余りに批判されますので、このケルトン教授というのは、今言いました
MMTの急先鋒の学者さんであって、先ほどのコルテスさんですね、サンダースさんのときもそうですが、コルテスさんのとき、民主党の左派のブレーンみたいな方ですけど、そういう批判が猛烈にされましたので、このケルトン教授は、資料一に戻りますけれども、そのいろんな批判された反論として、
日本でやっているんだと、
日本で成功しているんだと、実例があるじゃないかということでいろいろおっしゃっているわけですね。だから、もう
理論的にも実証されているんだということで、そういう議論があったので、この議論が
アメリカから
日本に飛び火をして、
日本の
日銀も含めて今いろんなことになっていると。
それで、
財務省が、要するにどんどん借金しても大丈夫だよというような
理論なので、慌てて火消しに躍起になって、
財政審で、この三枚目から六枚目の資料ですね、こうびっしり出して、これも過剰反応ではないかなと私思いますけれど、出してきているということですね。
資料の三枚目に
西田さんの有名な
決算委員会での
質問の
答弁が載っているわけですが、これ私、
西田さんに大変失礼だと思うんですよね。
西田さんの
質問を載っけないで
答弁だけ載っけているんですよね。面白い、何ですか、天地創造ですか、あっ、天動説か、地動説ね。ああいうのを載っけないで、この
答弁だけ載っけて反論だけに使っているというのは、大変議員の
質問に対して失礼じゃないかと思いますけれど、非常に過剰反応ですよね、過剰なんですね。
この
MMTの
理論の中身は後で触れたいんですけれど、まず、なぜこういう主張が欧米で力を増してきたのかということをやっぱり私たちは考えるべきじゃないのかなと思うんですよね。一言で言いますと、緊縮
財政、緊縮
政策に対する反発、もうたまりにたまった不満が爆発してきたのではないかと。これは
日本でも言えると思います。
要するに、この二、三十年、
日本では二十年ぐらいですかね、新自由主義的なグローバリゼーション、規制緩和、小さな
政府、緊縮、
財政規律、社会保障を抑制して、増税して、我慢しろ我慢しろと。こういうふうないわゆる緊縮
政策に対して、もういいかげんにしろと、
政府は国民のためにお金使えと、場合によっちゃ借金してでも国民の暮らしを守れということなんですね。
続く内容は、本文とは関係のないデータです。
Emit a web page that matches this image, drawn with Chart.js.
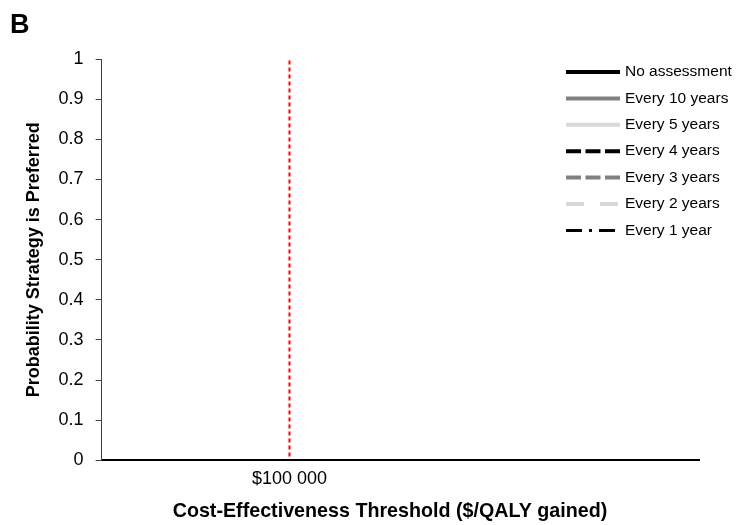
<!DOCTYPE html>
<html>
<head>
<meta charset="utf-8">
<script src="https://cdn.jsdelivr.net/npm/chart.js@4"></script>
<style>
    html, body { margin: 0; padding: 0; background: #fff; }
    #wrap { width: 737px; height: 525px; }
</style>
</head>
<body>
<div id="wrap"><canvas id="acceptCurve"></canvas></div>
<script>
/* global Chart, document */
// strategies shown in the legend; the panel itself has no curves drawn
const strategyLabels = ["No assessment", "Every 10 years", "Every 5 years", "Every 4 years", "Every 3 years", "Every 2 years", "Every 1 year"];
const noAssessment = [];
const every10Years = [];
const every5Years = [];
const every4Years = [];
const every3Years = [];
const every2Years = [];
const every1Year = [];

// willingness-to-pay reference line
const thresholdX = [100000, 100000];
const thresholdY = [0.01, 1];

const xTicks = [100000];
const yTicks = [0, 0.1, 0.2, 0.3, 0.4, 0.5, 0.6, 0.7, 0.8, 0.9, 1];

const FONT = "'Liberation Sans', Arial, sans-serif";

const styles = [
    { color: "#000000", dash: [], width: 4 },
    { color: "#808080", dash: [], width: 4 },
    { color: "#d9d9d9", dash: [], width: 4 },
    { color: "#000000", dash: [15, 4.5], width: 4 },
    { color: "#808080", dash: [15, 4.5], width: 4 },
    { color: "#d9d9d9", dash: [18, 16], width: 4 },
    { color: "#000000", dash: [16, 7, 3, 7], width: 3 }
];
const seriesValues = [noAssessment, every10Years, every5Years, every4Years, every3Years, every2Years, every1Year];

const datasets = strategyLabels.map((label, i) => ({
    label: label,
    data: seriesValues[i],
    borderColor: styles[i].color,
    borderDash: styles[i].dash,
    borderWidth: styles[i].width,
    pointRadius: 0,
    fill: false
}));
datasets.push({
    label: "threshold",
    data: thresholdX.map((x, i) => ({ x: x, y: thresholdY[i] })),
    borderColor: "#ff0000",
    borderDash: [4, 3],
    borderWidth: 2,
    pointRadius: 0,
    fill: false
});

// legend sits inside the plot at top right, drawn by hand, plus panel letter and x title
const lineLegend = {
    id: "lineLegend",
    afterDraw(chart) {
        const ctx = chart.ctx;
        ctx.save();
        ctx.font = "15.5px " + FONT;
        ctx.textBaseline = "middle";
        ctx.fillStyle = "#000";
        strategyLabels.forEach((label, i) => {
            const y = 72 + i * 26.4;
            ctx.beginPath();
            ctx.strokeStyle = styles[i].color;
            ctx.lineWidth = styles[i].width;
            ctx.setLineDash(styles[i].dash);
            ctx.moveTo(566, y);
            ctx.lineTo(620, y);
            ctx.stroke();
            ctx.fillText(label, 625, y);
        });
        ctx.setLineDash([]);
        ctx.font = "bold 19.7px " + FONT;
        ctx.textAlign = "center";
        ctx.fillText("Cost-Effectiveness Threshold ($/QALY gained)", 390, 512);
        ctx.font = "bold 27px " + FONT;
        ctx.textAlign = "left";
        ctx.textBaseline = "alphabetic";
        ctx.fillText("B", 10, 33);
        ctx.restore();
    }
};

new Chart(document.getElementById("acceptCurve"), {
    type: "line",
    data: { datasets: datasets },
    options: {
        responsive: true,
        maintainAspectRatio: false,
        animation: false,
        layout: { padding: { top: 59, right: 38, left: 23, bottom: 35 } },
        plugins: { legend: { display: false }, tooltip: { enabled: false } },
        scales: {
            x: {
                type: "linear",
                min: 0,
                max: 318000,
                afterBuildTicks: (scale) => { scale.ticks = xTicks.map(v => ({ value: v })); },
                ticks: {
                    color: "#000",
                    font: { family: FONT, size: 18 },
                    padding: 0,
                    maxRotation: 0,
                    callback: (v) => "$" + v.toLocaleString("en-US").replace(/,/g, " ")
                },
                grid: { display: false },
                border: { display: true, color: "#000", width: 2 }
            },
            y: {
                min: 0,
                max: 1,
                afterBuildTicks: (scale) => { scale.ticks = yTicks.map(v => ({ value: v })); },
                ticks: {
                    color: "#000",
                    font: { family: FONT, size: 18 },
                    padding: 12,
                    callback: (v) => String(v)
                },
                grid: { drawOnChartArea: false, tickLength: 6, color: "#404040" },
                border: { display: true, color: "#404040", width: 1 },
                title: {
                    display: true,
                    text: "Probability Strategy is Preferred",
                    color: "#000",
                    font: { family: FONT, size: 18, weight: "bold" },
                    padding: { top: 0, bottom: 2 }
                }
            }
        }
    },
    plugins: [lineLegend]
});
</script>
</body>
</html>
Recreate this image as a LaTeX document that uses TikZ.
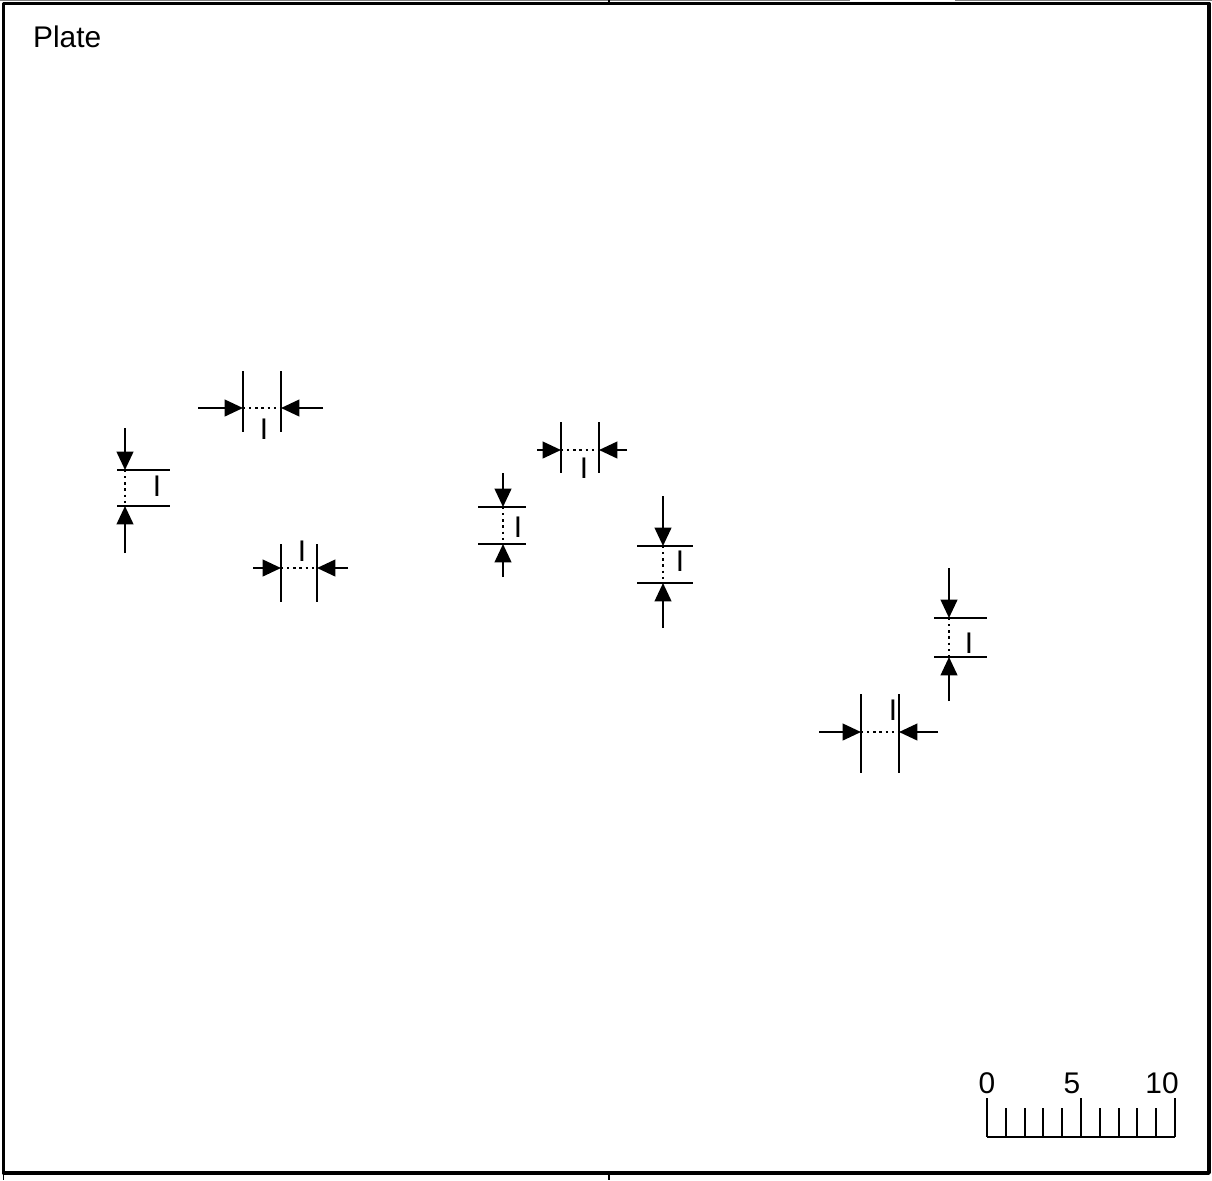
\documentclass[tikz,border=0pt]{standalone}
\usepackage{fontspec}
\setmainfont{Liberation Sans}
\usetikzlibrary{arrows.meta,calc}

\begin{document}
\begin{tikzpicture}[x=0.02cm,y=-0.02cm,line join=round,line width=1.3pt,
  dimarrow/.style={-{Triangle[length=10.5pt,width=9.5pt]}},
  gap/.style={line width=1.3pt,dash pattern=on 1.3pt off 2.2pt},
  lbl/.style={font=\fontsize{17}{20}\selectfont,inner sep=0pt}]
\useasboundingbox (0,0) rectangle (1212,1180);
\draw[gray,line width=0.6pt] (0,0.4) -- (850,0.4) (955,0.4) -- (1212,0.4);
\draw[line width=2pt] (3.5,3.5) rectangle (1209,1173);
\draw[line width=0.8pt] (609,0) -- (609,2) (3.5,1173) -- (3.5,1180) (609,1173) -- (609,1180);
\node[lbl,anchor=base west] (plate) at (32,47) {Plate};
% horizontal gaps
\foreach \y/\xl/\xr/\t/\b/\p/\q/\lx/\ly in {408/243/281/371/432/198/323/264/429,
  568/281/317/544/602/253/348/302/551, 450/561/599/422/473/537/627/584/468,
  732/861/899/694/773/819/938/893/710}{
  \coordinate (L) at (\xl,\y); \coordinate (R) at (\xr,\y);
  \coordinate (P) at (\p,\y); \coordinate (Q) at (\q,\y);
  \draw (\xl,\t) -- (\xl,\b) (\xr,\t) -- (\xr,\b);
  \draw[dimarrow] (P) -- (L);
  \draw[dimarrow] (Q) -- (R);
  \draw[gap] (L) -- (R);
  \node[lbl] at (\lx,\ly) {I};
}
% vertical gaps
\foreach \x/\yt/\yb/\l/\r/\p/\q/\lx/\ly in {125/470/506/117/170/428/553/157/486,
  503/507/544/478/526/473/577/518/527, 663/546/583/637/693/496/628/680/561,
  949/618/657/934/987/568/701/969/643}{
  \coordinate (T) at (\x,\yt); \coordinate (B) at (\x,\yb);
  \coordinate (P) at (\x,\p); \coordinate (Q) at (\x,\q);
  \draw (\l,\yt) -- (\r,\yt) (\l,\yb) -- (\r,\yb);
  \draw[dimarrow] (P) -- (T);
  \draw[dimarrow] (Q) -- (B);
  \draw[gap] (T) -- (B);
  \node[lbl] at (\lx,\ly) {I};
}
% scale bar
\draw[line width=1.1pt] (987,1137) -- (1175,1137);
\foreach \k in {1,2,3,4,6,7,8,9}{\draw[line width=1.1pt] ({987+18.8*\k},1108) -- ({987+18.8*\k},1137);}
\foreach \k in {0,5,10}{\draw[line width=1.1pt] ({987+18.8*\k},1098) -- ({987+18.8*\k},1137);}
\foreach \i/\g in {0/987,5/1072,10/1162}{\node[lbl,anchor=base] at (\g,1093) {\i};}
\end{tikzpicture}
\end{document}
今まで
政府が言ってきたような、
日本の
政府もそうなんですけど、
財政規律とか緊縮というのが一体誰のための緊縮だったのかと。
要するに、小さな
政府論があって、富裕層とか大手資本が
海外に逃げないとかいろんな、そのために緊縮
財政を押し付けてきたんじゃないかというようなことがだんだん分かってきて、そういうことも含めてこういう反発が起きて、ですから、私はこれ、不満の歴史的な爆発というふうに捉えるべきではないかと思うんです、政治的に言えば、歴史的に言えばですね。
ですから、欧州の左派、イギリスの労働党のコービンさんとか、スペインのポデモスですか、新興左派ですね、で、
アメリカのさっき言ったサンダース、オカシオコルテスさんというような人たちが一様にこの緊縮に対する反発、反緊縮という言い方されておりますけど、そういうものとして、対抗軸として出てきたのではないかと思うわけであります。
実際にこの
MMTの
理論をどういうふうに
政策として採用するのかは、今言ったいろんな国のいろんなやり方がありますけれど、大きなバックボーンとしてこの
MMTがあるということではないかと思います。
ただ、正確に言いますと、コービンさんなんかの
政策を見ると、社会
政策の方は税制改革でと。つまり、富裕層に増税を求めてとか、歳出の中でやるものは増税、税制改革。で、緩和マネーでやるのは公共インフラ、公共住宅の建設。そこで
雇用を生めと、
雇用も生めという
意味ですけどね。そういうふうにありますけど、いずれにせよ、緊縮
財政への反発が歴史的な
背景にあるといいますか、あると。
そこで、
日本について考えますと、この
財務省の過剰反応も含めて思うんですけれども、
日本の緊縮
財政の本丸が
財務省だというふうに思われているから、
西田さんも
財務省を主要の敵の本を書かれるわけですよね。そういうことが広がっているわけ、いろんな方からね。
そういうふうに考えますと、
財務省はこれ、ただ過剰反応するんじゃなくて、自分たちがやってきたこと、やろうとしていることをもうちょっと謙虚に反省すべきじゃないかと、まず。この
MMTは
日本にずっと波及しますよ、
財務省が今の姿勢のままですと。
要するに、
財務省は一貫して
財政再建至上主義、借金が大変だ大変だと危機感あおって、プロパガンダやって、もう社会保障は削るしかないと、増税しかないんだというようなことをずっとやってきたわけですね。四月の
財政審なんかも、あれもう夢も希望もない、国民にとっては。もう気持ちが暗くなるだけの、そんなものばっかり出してきているから
景気も悪くなって、マインドも冷え込んで良くならないということになっていると思うんですよね。
ですから、
財務省に聞きたいのは、緊縮
財政にこんな過剰反応するんじゃなくて、今の
財務省の緊縮
政策そのものがもう歴史的に
日本では問われていると、そういう
認識をまず持つべきではないかと思うんですが、いかがでしょうか。